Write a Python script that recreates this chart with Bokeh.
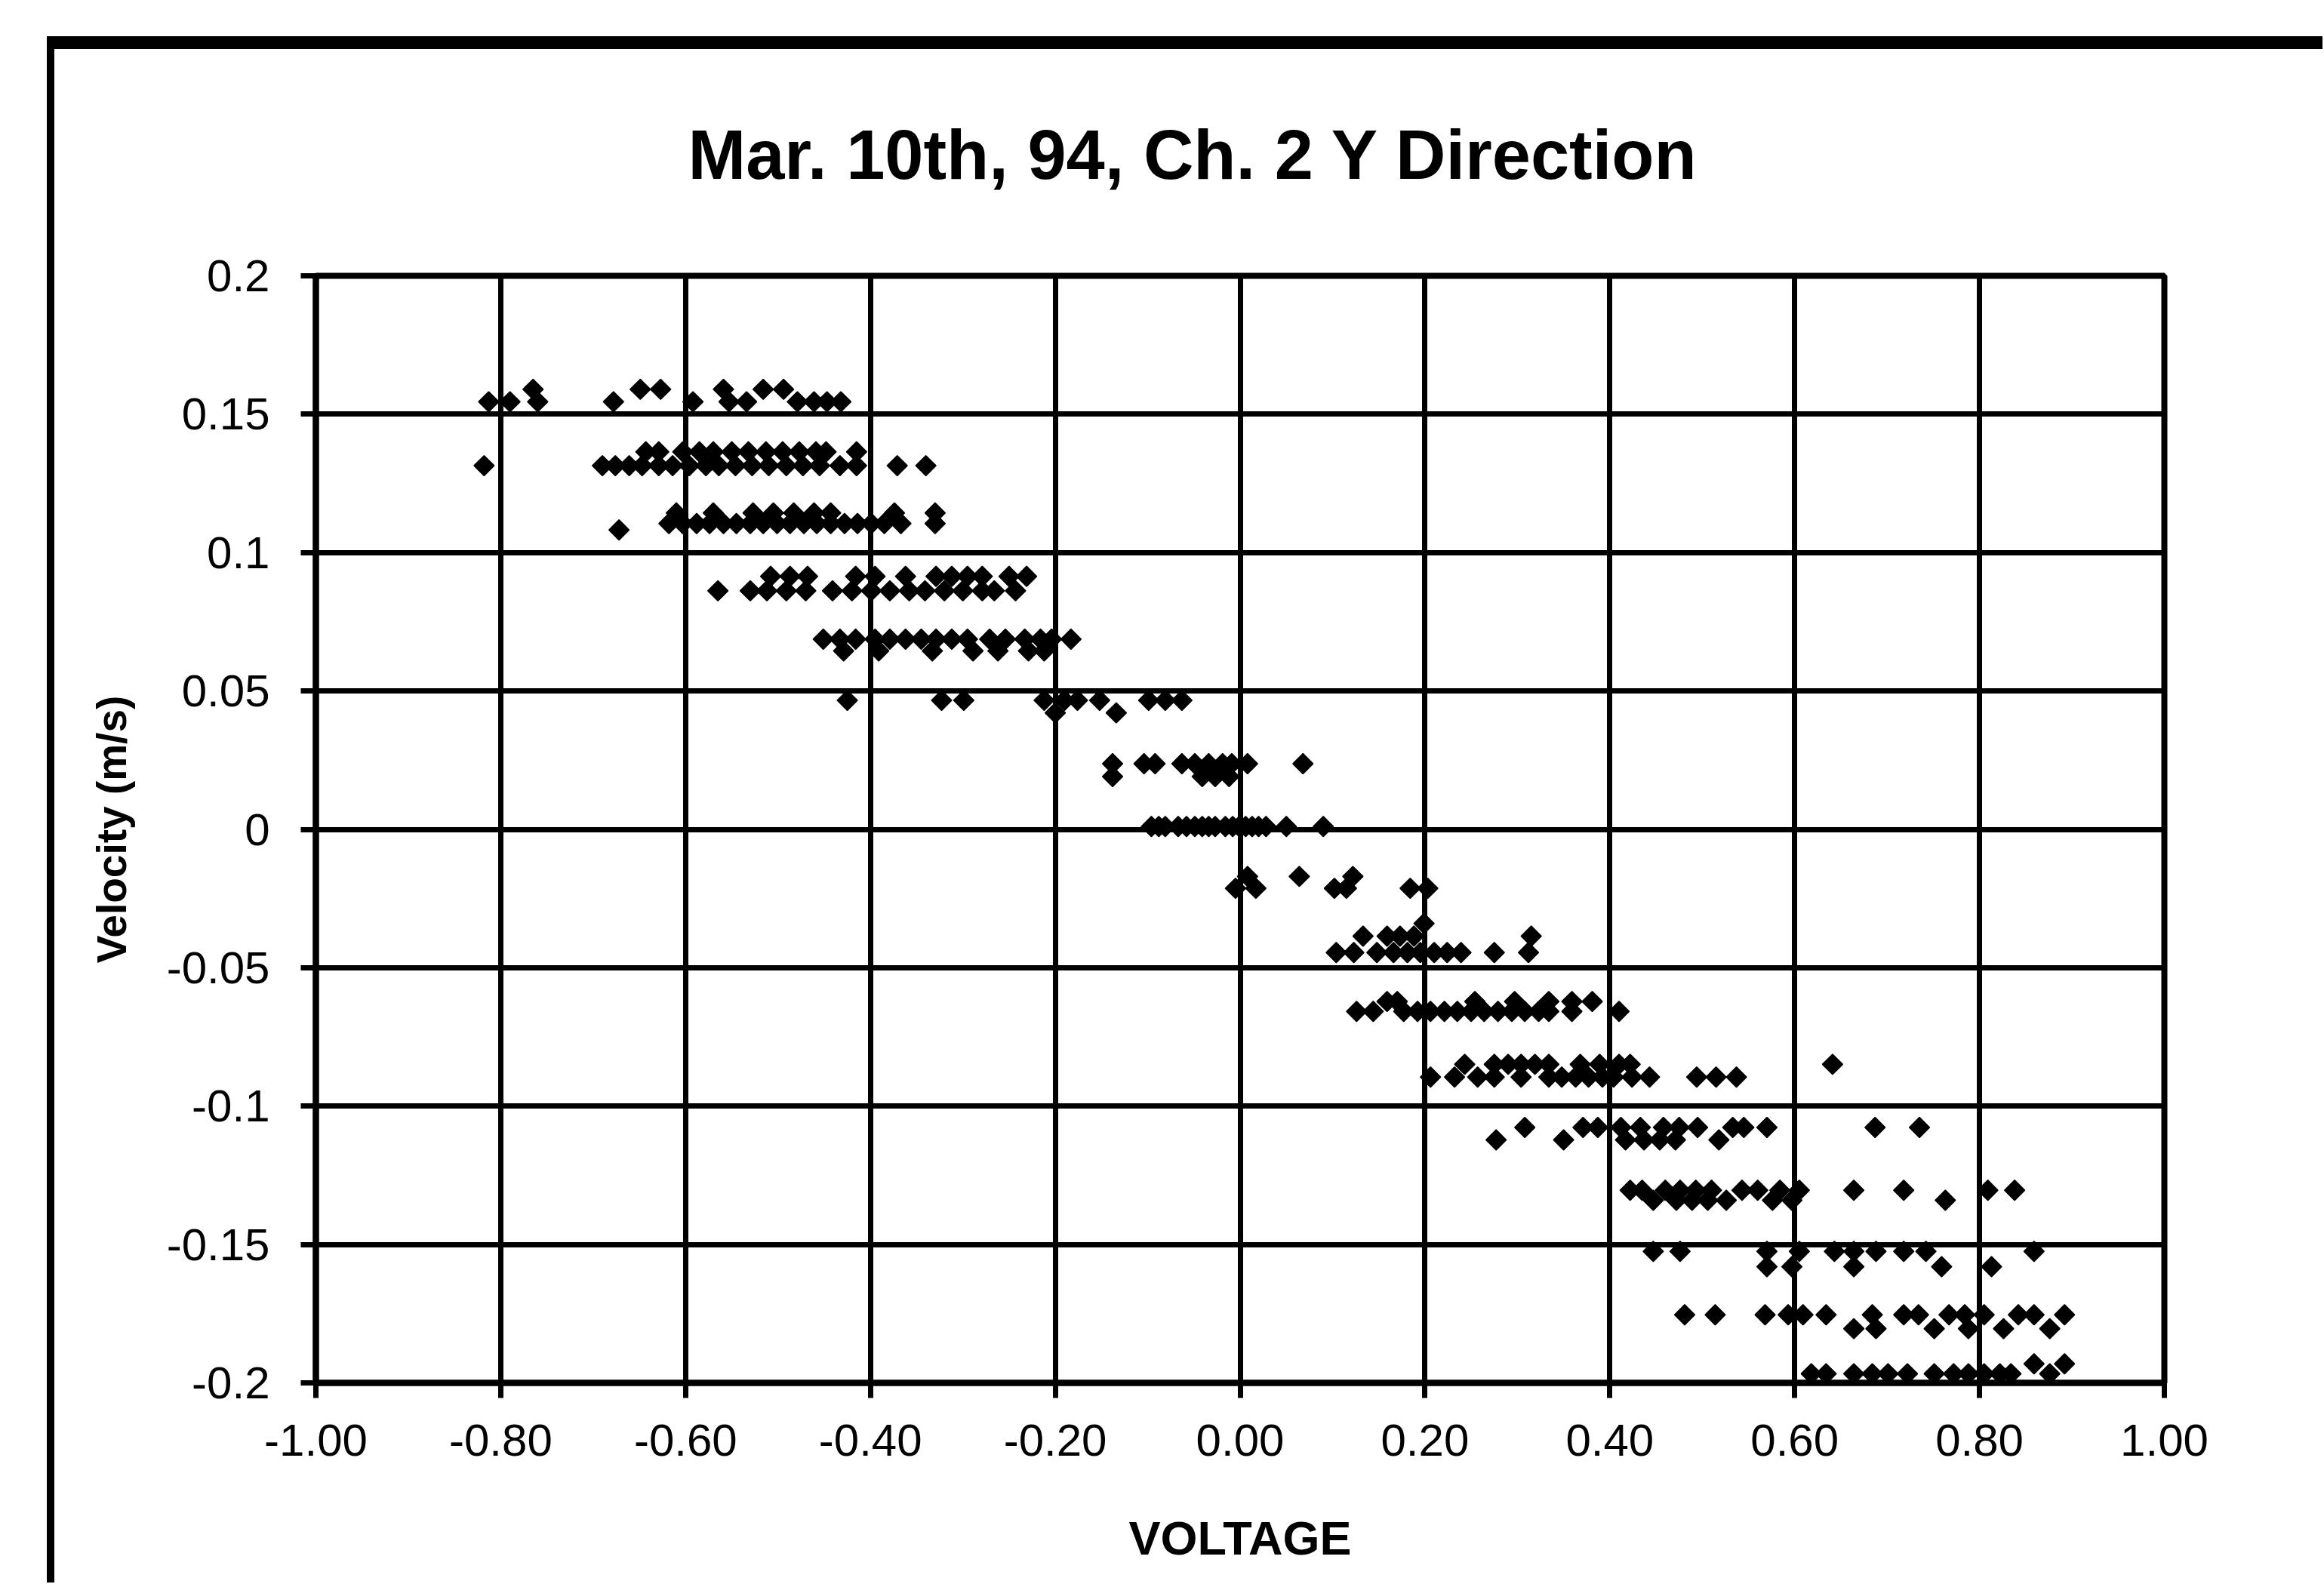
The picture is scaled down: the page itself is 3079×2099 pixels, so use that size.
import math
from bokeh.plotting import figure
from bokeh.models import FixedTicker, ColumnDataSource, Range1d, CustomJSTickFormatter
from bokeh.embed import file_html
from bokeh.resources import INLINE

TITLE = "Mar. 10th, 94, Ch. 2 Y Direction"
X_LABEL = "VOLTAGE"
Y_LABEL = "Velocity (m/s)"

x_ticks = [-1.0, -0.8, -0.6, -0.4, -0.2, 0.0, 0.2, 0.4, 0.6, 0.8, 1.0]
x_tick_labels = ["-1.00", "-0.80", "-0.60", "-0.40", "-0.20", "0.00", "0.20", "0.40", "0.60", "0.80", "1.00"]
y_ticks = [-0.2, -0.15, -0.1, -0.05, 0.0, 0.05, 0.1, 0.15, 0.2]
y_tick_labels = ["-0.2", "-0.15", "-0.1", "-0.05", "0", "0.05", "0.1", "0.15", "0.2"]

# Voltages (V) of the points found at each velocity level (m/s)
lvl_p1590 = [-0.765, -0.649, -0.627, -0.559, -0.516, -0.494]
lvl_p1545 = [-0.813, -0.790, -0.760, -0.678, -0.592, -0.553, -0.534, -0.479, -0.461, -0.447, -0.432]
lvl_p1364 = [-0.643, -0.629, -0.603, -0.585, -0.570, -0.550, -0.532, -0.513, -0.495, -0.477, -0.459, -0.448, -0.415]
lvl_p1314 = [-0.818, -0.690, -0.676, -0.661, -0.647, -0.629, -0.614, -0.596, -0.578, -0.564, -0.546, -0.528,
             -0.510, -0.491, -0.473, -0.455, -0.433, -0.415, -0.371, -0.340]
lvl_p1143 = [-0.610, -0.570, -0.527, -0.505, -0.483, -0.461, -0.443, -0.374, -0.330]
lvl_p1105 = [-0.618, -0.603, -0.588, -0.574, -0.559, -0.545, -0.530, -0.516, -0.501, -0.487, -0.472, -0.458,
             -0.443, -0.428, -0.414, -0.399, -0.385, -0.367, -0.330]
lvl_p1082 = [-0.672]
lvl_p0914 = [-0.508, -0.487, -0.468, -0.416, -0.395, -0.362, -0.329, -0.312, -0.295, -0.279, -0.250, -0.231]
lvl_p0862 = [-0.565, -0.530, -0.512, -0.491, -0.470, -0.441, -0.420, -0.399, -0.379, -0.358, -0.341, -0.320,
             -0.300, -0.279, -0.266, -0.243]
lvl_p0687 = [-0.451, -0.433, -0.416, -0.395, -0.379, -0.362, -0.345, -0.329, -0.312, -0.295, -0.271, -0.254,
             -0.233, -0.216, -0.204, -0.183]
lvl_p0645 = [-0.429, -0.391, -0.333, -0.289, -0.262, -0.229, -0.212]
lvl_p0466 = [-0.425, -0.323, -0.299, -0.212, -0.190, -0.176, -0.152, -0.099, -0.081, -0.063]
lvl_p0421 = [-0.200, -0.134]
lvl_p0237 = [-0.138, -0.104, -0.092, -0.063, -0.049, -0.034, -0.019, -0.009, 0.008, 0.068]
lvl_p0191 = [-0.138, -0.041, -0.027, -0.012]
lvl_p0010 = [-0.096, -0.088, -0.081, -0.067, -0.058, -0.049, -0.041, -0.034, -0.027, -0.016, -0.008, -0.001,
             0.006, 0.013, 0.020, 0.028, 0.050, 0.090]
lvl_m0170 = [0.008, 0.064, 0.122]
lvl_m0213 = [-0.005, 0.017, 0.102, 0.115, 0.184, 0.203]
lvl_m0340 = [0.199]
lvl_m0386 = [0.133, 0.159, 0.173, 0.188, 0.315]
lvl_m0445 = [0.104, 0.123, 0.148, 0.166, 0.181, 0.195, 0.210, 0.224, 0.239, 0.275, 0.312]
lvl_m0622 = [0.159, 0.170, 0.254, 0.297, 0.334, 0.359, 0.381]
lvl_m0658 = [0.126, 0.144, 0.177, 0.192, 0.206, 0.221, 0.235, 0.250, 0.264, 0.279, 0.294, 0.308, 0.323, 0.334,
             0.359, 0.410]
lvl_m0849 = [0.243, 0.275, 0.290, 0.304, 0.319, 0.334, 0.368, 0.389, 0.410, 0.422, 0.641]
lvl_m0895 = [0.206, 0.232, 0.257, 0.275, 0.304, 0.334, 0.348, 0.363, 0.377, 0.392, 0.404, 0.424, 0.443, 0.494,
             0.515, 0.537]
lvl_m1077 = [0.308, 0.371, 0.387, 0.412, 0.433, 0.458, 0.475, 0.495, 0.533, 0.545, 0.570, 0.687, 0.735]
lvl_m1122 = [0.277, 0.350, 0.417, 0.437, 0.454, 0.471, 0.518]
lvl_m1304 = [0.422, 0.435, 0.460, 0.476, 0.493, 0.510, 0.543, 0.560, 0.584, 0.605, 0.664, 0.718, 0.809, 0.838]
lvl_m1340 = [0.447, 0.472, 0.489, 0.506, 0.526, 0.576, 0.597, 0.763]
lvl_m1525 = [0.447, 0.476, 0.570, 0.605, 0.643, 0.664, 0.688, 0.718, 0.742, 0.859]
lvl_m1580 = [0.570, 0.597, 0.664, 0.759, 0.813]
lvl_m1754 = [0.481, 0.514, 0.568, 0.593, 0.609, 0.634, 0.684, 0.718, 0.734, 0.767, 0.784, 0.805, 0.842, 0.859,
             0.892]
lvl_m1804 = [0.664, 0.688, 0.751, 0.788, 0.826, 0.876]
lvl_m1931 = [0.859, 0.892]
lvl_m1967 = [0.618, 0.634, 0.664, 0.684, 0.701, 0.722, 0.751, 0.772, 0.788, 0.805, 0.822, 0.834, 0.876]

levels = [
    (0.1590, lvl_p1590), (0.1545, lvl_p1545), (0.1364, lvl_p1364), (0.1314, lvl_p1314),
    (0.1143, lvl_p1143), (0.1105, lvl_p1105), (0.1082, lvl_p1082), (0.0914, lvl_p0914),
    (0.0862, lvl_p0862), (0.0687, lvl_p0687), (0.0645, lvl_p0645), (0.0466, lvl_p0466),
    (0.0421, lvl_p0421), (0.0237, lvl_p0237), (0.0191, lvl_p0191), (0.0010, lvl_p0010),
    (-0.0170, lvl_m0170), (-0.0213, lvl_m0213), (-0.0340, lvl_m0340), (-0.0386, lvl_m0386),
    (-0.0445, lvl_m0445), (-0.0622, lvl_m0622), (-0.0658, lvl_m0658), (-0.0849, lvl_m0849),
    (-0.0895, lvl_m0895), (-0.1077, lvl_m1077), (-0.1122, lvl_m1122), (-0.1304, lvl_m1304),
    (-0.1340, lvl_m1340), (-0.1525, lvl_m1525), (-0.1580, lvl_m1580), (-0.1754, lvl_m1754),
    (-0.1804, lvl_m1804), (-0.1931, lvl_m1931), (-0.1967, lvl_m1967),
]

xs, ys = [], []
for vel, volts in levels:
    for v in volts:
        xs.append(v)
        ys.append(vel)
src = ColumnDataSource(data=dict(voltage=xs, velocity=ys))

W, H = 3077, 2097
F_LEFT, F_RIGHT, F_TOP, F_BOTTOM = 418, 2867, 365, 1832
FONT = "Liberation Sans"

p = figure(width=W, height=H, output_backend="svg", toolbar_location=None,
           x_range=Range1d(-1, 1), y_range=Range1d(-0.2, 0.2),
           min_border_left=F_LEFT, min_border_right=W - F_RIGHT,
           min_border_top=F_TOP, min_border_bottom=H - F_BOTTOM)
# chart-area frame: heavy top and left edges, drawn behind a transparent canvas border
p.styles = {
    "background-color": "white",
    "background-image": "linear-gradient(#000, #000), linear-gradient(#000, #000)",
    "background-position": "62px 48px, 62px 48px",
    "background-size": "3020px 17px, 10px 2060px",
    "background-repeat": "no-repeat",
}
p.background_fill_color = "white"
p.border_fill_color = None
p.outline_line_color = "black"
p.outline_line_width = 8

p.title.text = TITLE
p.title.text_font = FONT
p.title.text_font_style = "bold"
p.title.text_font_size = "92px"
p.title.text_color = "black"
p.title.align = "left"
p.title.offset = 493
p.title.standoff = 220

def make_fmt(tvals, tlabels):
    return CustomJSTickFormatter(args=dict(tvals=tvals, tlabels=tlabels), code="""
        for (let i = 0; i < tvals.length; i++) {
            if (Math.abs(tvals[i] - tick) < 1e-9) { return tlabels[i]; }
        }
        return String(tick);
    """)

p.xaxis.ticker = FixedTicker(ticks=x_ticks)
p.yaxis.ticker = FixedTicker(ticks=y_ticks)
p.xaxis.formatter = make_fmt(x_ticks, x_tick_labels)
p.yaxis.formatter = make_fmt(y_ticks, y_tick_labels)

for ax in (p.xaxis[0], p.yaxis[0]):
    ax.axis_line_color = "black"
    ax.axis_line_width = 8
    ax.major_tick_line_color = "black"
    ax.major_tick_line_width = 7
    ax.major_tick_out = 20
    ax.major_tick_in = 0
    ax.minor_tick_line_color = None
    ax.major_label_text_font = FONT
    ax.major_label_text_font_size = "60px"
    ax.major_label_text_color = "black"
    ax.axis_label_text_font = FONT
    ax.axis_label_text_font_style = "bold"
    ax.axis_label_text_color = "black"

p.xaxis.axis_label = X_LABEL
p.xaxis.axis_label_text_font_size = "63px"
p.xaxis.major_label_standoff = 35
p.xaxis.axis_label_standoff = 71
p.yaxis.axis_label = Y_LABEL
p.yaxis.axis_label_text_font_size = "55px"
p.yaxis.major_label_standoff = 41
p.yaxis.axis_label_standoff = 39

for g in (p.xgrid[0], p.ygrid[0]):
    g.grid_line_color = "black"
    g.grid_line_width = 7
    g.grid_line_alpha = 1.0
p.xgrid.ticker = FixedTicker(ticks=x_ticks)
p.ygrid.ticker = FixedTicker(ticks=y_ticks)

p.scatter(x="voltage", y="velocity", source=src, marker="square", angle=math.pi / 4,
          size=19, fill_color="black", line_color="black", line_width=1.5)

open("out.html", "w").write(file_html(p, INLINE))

-----

### EXERCISE
Gather every line from the listing above in which "that" appears, and copy those lines.

### RESULT OF THIS TASK
Write a Python script that recreates this chart with Bokeh.
The picture is scaled down: the page itself is 3079×2099 pixels, so use that size.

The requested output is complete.